Senin, 08 September 2014

Goresan Tanpa Judul 4


 
Selamat malam entah siapapun disana. Tak ingin lagi mengingat tentangmu, tak ingin lagi tuk menyebut namamu. Bagaimana kabar mu dan cinta baru mu? Ku harap engkau bahagia bersama dia pilihan hati dan cintamu. Cinta yang kemarin kamu ceritakan kepadaku, tentang kisah sayang kamu dan dia.
Aku tahu kamu bahagia, pasti bahagia. Semua tergambar jelas dalam status-status di akun facebookmu. Maaf bila diam-diam aku selalu membuka timeline mu sekedar untuk melihat status terbarumu, ini memang terkesan konyol. Tapi aku bisa apa? Hanya itu yang bisa aku lalui meski terkadang bersama air mata. Iya, air mata yang hanya sekedar tuk ungkapkan kebahagiaan ini karena menyaksikan sendiri kebahagiaan yang kamu ukir bersama nya, iya bersamanya, bukan bersama ku. Mungkin aku berbohong kali ya jika aku berkata jika aku juga turut bahagia dengan kebahagiaan mu, begitu kah? Entahlah. Aku juga tidak cukup mengerti akan hal itu.

Tetapi tak bisa aku pungkiri bila cerita lama yang dulu pernah ada masih saja menggetarkan lamunan kala hati ini sepi. Entah mengapa semua ini masih saja aku rasakan, padahal sudah empat bulan berlalu saat kau pergi dari hidupku. Tak cukupkah engkau mengerti bila aku kesepian saat kepergianmu, dan ditambah lagi saat aku mengetahui engkau telah bersama ‘dia’ yang memang aku kenal. Tapi apa? Ini kesalahan? Bukan, mungkin ini bukan sebuah kesalahan. Tiada yang salah bila engkau secepat itu melupakan aku. Tak ada yang salah bila engkau secepat itu jatuh cinta padanya, memang mungkin dia yang layak miliki hatimu. Karena tidak ada lagi yang pantas untuk di ingat antara kita.
Rindu, iya aku merindukan dimana kamu dan aku berada dibawah sinar gemintang. Aku mengerti jika hal ini memang tidak pantas lagi aku ungkapkan dalam sebuah goresan ini. Hanya mampu berbaring lemah disini, berharap Tuhan kan menolong ku tuk keluar dari belenggu rindu yang cukup menyiksa ini, bahkan sempat membuatku terluka.
Tak cukupkah luka yang dulu pernah engkau ukir dihati ini?
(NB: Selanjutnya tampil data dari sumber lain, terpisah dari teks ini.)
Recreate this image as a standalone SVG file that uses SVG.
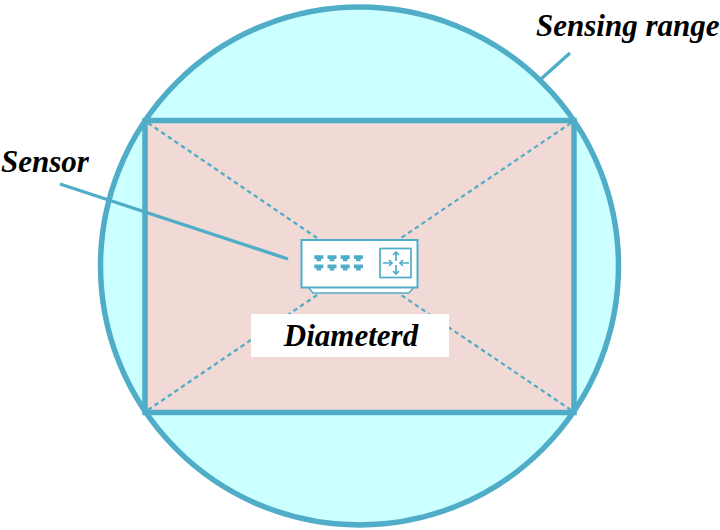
<svg xmlns="http://www.w3.org/2000/svg" width="720" height="530" viewBox="0 0 720 530">
<style>
.s{stroke:#4fadc7}
.d{stroke:#4fadc7;stroke-width:2.200;stroke-dasharray:4.500 3.500;fill:none}
.l{stroke:#4fadc7;stroke-width:3.400;fill:none}
.t{font-family:"Liberation Serif",serif;font-style:italic;font-weight:bold;fill:#000;font-size:31px}
.p{fill:#4fadc7}
.w{fill:#fff;stroke:#4fadc7}
.a{fill:none;stroke:#4fadc7;stroke-width:1.700}
</style>
<rect width="720" height="530" fill="#fff"/>
<g id="range"><circle cx="359.500" cy="266" r="259" fill="#ccffff" class="s" stroke-width="5.500"/></g>
<g id="area"><rect x="145" y="120.500" width="429" height="292" fill="#f1d9d6" class="s" stroke-width="5.500"/></g>
<g id="connectors">
<path class="d" d="M148 123L320 240M571 123L398 240M148 410L320 293M571 410L398 293"/>
<path class="l" d="M60 184L288 259M541 79L570 53"/>
</g>
<g id="diameter"><rect x="251" y="314" width="198" height="43" fill="#fff"/>
<text class="t" x="351" y="346" text-anchor="middle">Diameterd</text></g>
<g id="sensor">
<path d="M308 287H414L409 293H313Z" class="w" stroke-width="1.500"/>
<rect x="301.500" y="240" width="116" height="47.500" class="w" stroke-width="2"/>
<rect x="380" y="248.500" width="31" height="29" class="w" stroke-width="1.700"/>
<path class="p" d="M314.300 255.200h9v3.800h-2.200v2.200h-4.600v-2.200h-2.200zM327.500 255.200h9v3.800h-2.200v2.200h-4.600v-2.200h-2.200zM340.700 255.200h9v3.800h-2.200v2.200h-4.600v-2.200h-2.200zM353.900 255.200h9v3.800h-2.200v2.200h-4.600v-2.200h-2.200zM314.300 264.500h9v3.800h-2.200v2.200h-4.600v-2.200h-2.200zM327.500 264.500h9v3.800h-2.200v2.200h-4.600v-2.200h-2.200zM340.700 264.500h9v3.800h-2.200v2.200h-4.600v-2.200h-2.200zM353.900 264.500h9v3.800h-2.200v2.200h-4.600v-2.200h-2.200z"/>
<path class="a" d="M396 252V261M393 255L396 252L399 255M396 274V265M393 271L396 274L399 271M383 263H392M389 260L392 263L389 266M409 263H400M403 260L400 263L403 266"/>
</g>
<g id="labels">
<text class="t" x="536" y="36">Sensing range</text>
<text class="t" x="1" y="172">Sensor</text>
</g>
</svg>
Tak puaskah engkau menyiksaku dalam sebuah rasa ini. Wahai rindu, betapa engkau sungguh kejam. Duhai engkau malam, bawa pergi rindu ini, kemanapun engkau menginginkannya. Berharap cahaya itu kan segera menghampiri, iya cahaya dari seseorang yang dapat terima ku seadanya. Entahlah, kapan cahaya itu dapat berlabuh.